** Start of Raw data **

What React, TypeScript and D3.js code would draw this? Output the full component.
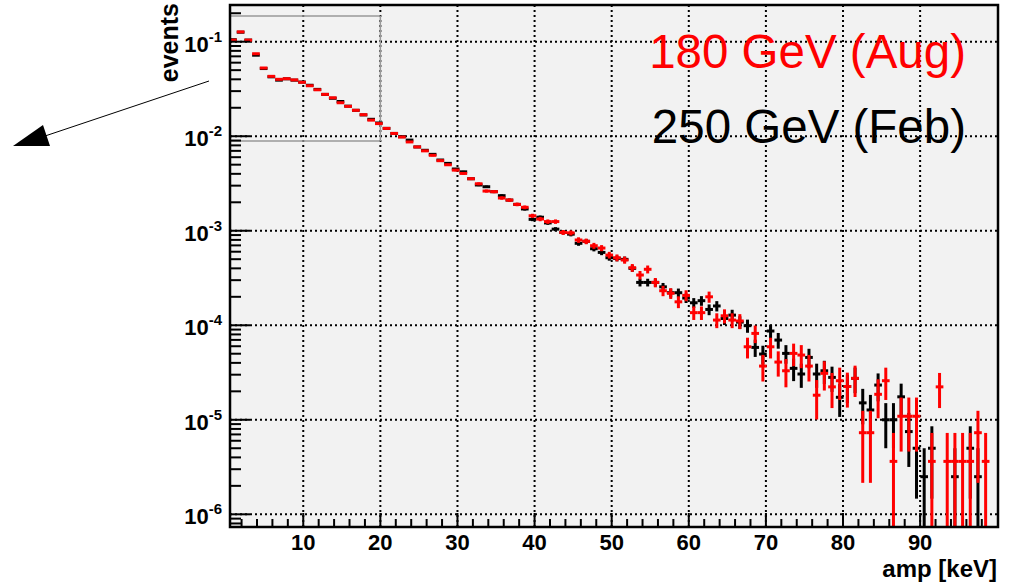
import React from 'react';
import * as d3 from 'd3';

const W = 1011;
const H = 584;
const left = 230, right = 998, top = 5, bottom = 527;

// histogram binning (99 bins)
const binLow = 0.38;
const binWidth = 0.9961;
// normalisation (entries) of each run, used for the poisson error bars
const nAug = 275500;
const nFeb = 400000;

const legendLabels = ['180 GeV (Aug)', '250 GeV (Feb)'];
const xTickLabels = [10, 20, 30, 40, 50, 60, 70, 80, 90];
const yDecades = [-1, -2, -3, -4, -5, -6];

// 180 GeV (Aug) - red
const aug180 = [
  0.104, 0.127, 0.104, 0.0746, 0.0527, 0.043, 0.040, 0.0406, 0.0394, 0.0372,
  0.0342, 0.031, 0.0277, 0.0255, 0.0226, 0.0207, 0.0188, 0.0169, 0.0148, 0.0136,
  0.0121, 0.0107, 0.0098, 0.0087, 0.0077, 0.0070, 0.00628, 0.00551, 0.00499, 0.00438,
  0.00404, 0.00355, 0.00314, 0.00263, 0.00259, 0.00222, 0.00211, 0.0019, 0.00177, 0.00144,
  0.00133, 0.00125, 0.00125, 0.00096, 0.00095, 0.000798, 0.000773, 0.000694, 0.000656, 0.000553,
  5.18e-4, 4.9e-4, 4.06e-4, 3.4e-4, 3.91e-4, 2.84e-4, 2.32e-4, 2.18e-4, 1.77e-4, 2.07e-4,
  1.36e-4, 1.36e-4, 2.0e-4, 1.135e-4, 1.26e-4, 1.135e-4, 1.11e-4, 5.92e-5, 8.2e-5, 3.7e-5,
  5.92e-5, 4.08e-5, 3.3e-5, 5.04e-5, 4.84e-5, 3.7e-5, 1.82e-5, 3.1e-5, 2.23e-5, 2.59e-5,
  2.25e-5, 2.74e-5, 7.3e-6, 7.3e-6, 1.86e-5, 2.59e-5, 3.63e-6, 1.09e-5, 1.09e-5, 1.09e-5,
  0, 3.63e-6, 2.23e-5, 3.63e-6, 3.63e-6, 3.63e-6, 3.63e-6, 7.3e-6, 3.63e-6,
];

// 250 GeV (Feb) - black
const feb250 = [
  0.105, 0.126, 0.104, 0.072, 0.052, 0.0425, 0.0392, 0.0405, 0.0392, 0.0374,
  0.0346, 0.0313, 0.0277, 0.0252, 0.0233, 0.0208, 0.0188, 0.0168, 0.0151, 0.0138,
  0.0121, 0.0107, 0.0099, 0.0091, 0.0077, 0.0071, 0.00643, 0.0056, 0.00516, 0.0045,
  0.0042, 0.00355, 0.00305, 0.00292, 0.00259, 0.00235, 0.00211, 0.0019, 0.0017, 0.00132,
  0.00139, 0.00121, 0.00104, 0.00096, 0.00092, 0.000736, 0.000773, 0.000645, 0.00059, 0.000518,
  5.1e-4, 4.98e-4, 4.0e-4, 2.84e-4, 2.84e-4, 2.84e-4, 2.55e-4, 2.21e-4, 2.21e-4, 1.94e-4,
  1.73e-4, 1.82e-4, 1.47e-4, 1.6e-4, 1.18e-4, 1.28e-4, 1.08e-4, 9.9e-5, 5.83e-5, 4.96e-5,
  8.69e-5, 6.97e-5, 5.04e-5, 3.5e-5, 3.05e-5, 4.57e-5, 3.05e-5, 3.3e-5, 2.81e-5, 1.73e-5,
  2.25e-5, 2.74e-5, 1.51e-5, 1.27e-5, 2.33e-5, 1.0e-5, 1.0e-5, 1.75e-5, 7.5e-6, 5.0e-6,
  2.5e-6, 5.0e-6, 0, 0, 2.5e-6, 0, 5.0e-6, 2.5e-6, 0,
];

const font = "'Liberation Sans', Arial, Helvetica, sans-serif";

function Series({ values, norm, color, x, y }) {
  const yMin = y.domain()[0];
  return (
    <g>
      {values.map((v, i) => {
        if (!(v > 0)) return null;
        const lo = binLow + i * binWidth;
        const c = lo + binWidth / 2;
        const err = Math.sqrt(v / norm);
        const yTop = y(v + err);
        const yBot = v - err > yMin ? y(v - err) : bottom + 5;
        return (
          <g key={i}>
            <line x1={x(c)} x2={x(c)} y1={yTop} y2={yBot} stroke={color} strokeWidth={3} />
            <line x1={x(lo)} x2={x(lo + binWidth)} y1={y(v)} y2={y(v)} stroke={color} strokeWidth={3} />
          </g>
        );
      })}
    </g>
  );
}

export default function App() {
  const x = d3.scaleLinear().domain([0.5, 100.1]).range([left, right]);
  const y = d3.scaleLog().domain([7.34e-7, 0.2445]).range([bottom, top]);

  const minorY = [];
  for (let e = -7; e <= -1; e++) {
    for (let m = 2; m <= 9; m++) {
      const v = m * Math.pow(10, e);
      if (v > y.domain()[0] && v < y.domain()[1]) minorY.push(v);
    }
  }
  const xTicks = d3.range(2, 100, 2);

  return (
    <svg width={W} height={H} style={{ position: 'absolute', left: 0, top: 0, background: '#fff' }}
      fontFamily={font}>
      <defs>
        <clipPath id="plotclip">
          <rect x={left} y={top} width={right - left} height={bottom - top} />
        </clipPath>
      </defs>
      <rect x={left} y={top} width={right - left} height={bottom - top} fill="#f2f2f2" />

      {/* grid */}
      <g stroke="#000" strokeWidth={2} strokeDasharray="2,3">
        {xTickLabels.map(t => (
          <line key={'gx' + t} x1={x(t)} x2={x(t)} y1={top} y2={bottom} />
        ))}
        {yDecades.map(e => (
          <line key={'gy' + e} x1={left} x2={right} y1={y(Math.pow(10, e))} y2={y(Math.pow(10, e))} />
        ))}
      </g>

      {/* zoom box */}
      <g stroke="#999" strokeWidth={1.5} fill="none">
        <line x1={left} x2={x(20)} y1={16} y2={16} />
        <line x1={left} x2={x(20)} y1={141} y2={141} />
        <line x1={x(20)} x2={x(20)} y1={16} y2={141} />
      </g>

      <g clipPath="url(#plotclip)">
        <Series values={feb250} norm={nFeb} color="#000" x={x} y={y} />
        <Series values={aug180} norm={nAug} color="#ff0000" x={x} y={y} />
      </g>

      {/* axis ticks */}
      <g stroke="#000" strokeWidth={2}>
        {minorY.map((v, i) => (
          <line key={'my' + i} x1={left} x2={left + 11} y1={y(v)} y2={y(v)} />
        ))}
        {yDecades.map(e => (
          <line key={'My' + e} x1={left} x2={left + 20} y1={y(Math.pow(10, e))} y2={y(Math.pow(10, e))} />
        ))}
        {xTicks.map(t => (
          <line key={'tx' + t} x1={x(t)} x2={x(t)} y1={bottom} y2={bottom - (t % 10 === 0 ? 14 : 8)} />
        ))}
      </g>

      <rect x={left} y={top} width={right - left} height={bottom - top} fill="none" stroke="#000" strokeWidth={2.5} />

      {/* tick labels */}
      {xTickLabels.map(t => (
        <text key={'lx' + t} x={x(t)} y={550} textAnchor="middle" fontSize={22} fontWeight="bold">{t}</text>
      ))}
      {yDecades.map(e => (
        <text key={'ly' + e} x={222} y={y(Math.pow(10, e)) + 10} textAnchor="end" fontSize={22} fontWeight="bold">
          <tspan>10</tspan>
          <tspan dy={-10} fontSize={15}>{e}</tspan>
        </text>
      ))}

      {/* axis titles */}
      <text x={997} y={577} textAnchor="end" fontSize={24} fontWeight="bold">amp [keV]</text>
      <text transform="translate(178,3) rotate(-90)" textAnchor="end" fontSize={25} fontWeight="bold">events</text>

      {/* legend */}
      <text x={966} y={68} textAnchor="end" fontSize={47.5} fill="#ff0000">{legendLabels[0]}</text>
      <text x={966} y={143} textAnchor="end" fontSize={47.5} fill="#000">{legendLabels[1]}</text>

      {/* arrow */}
      <line x1={209} y1={81} x2={45} y2={136} stroke="#000" strokeWidth={1} />
      <polygon points="13,146 43,125 50,146" fill="#000" />
    </svg>
  );
}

** End of Raw data **

Exercise prompt -> Leave out the pictures and repeat exactly the lines from the start of the material through the line that contains "const left = 230, right", both included.

Correct output ->
What React, TypeScript and D3.js code would draw this? Output the full component.
import React from 'react';
import * as d3 from 'd3';

const W = 1011;
const H = 584;
const left = 230, right = 998, top = 5, bottom = 527;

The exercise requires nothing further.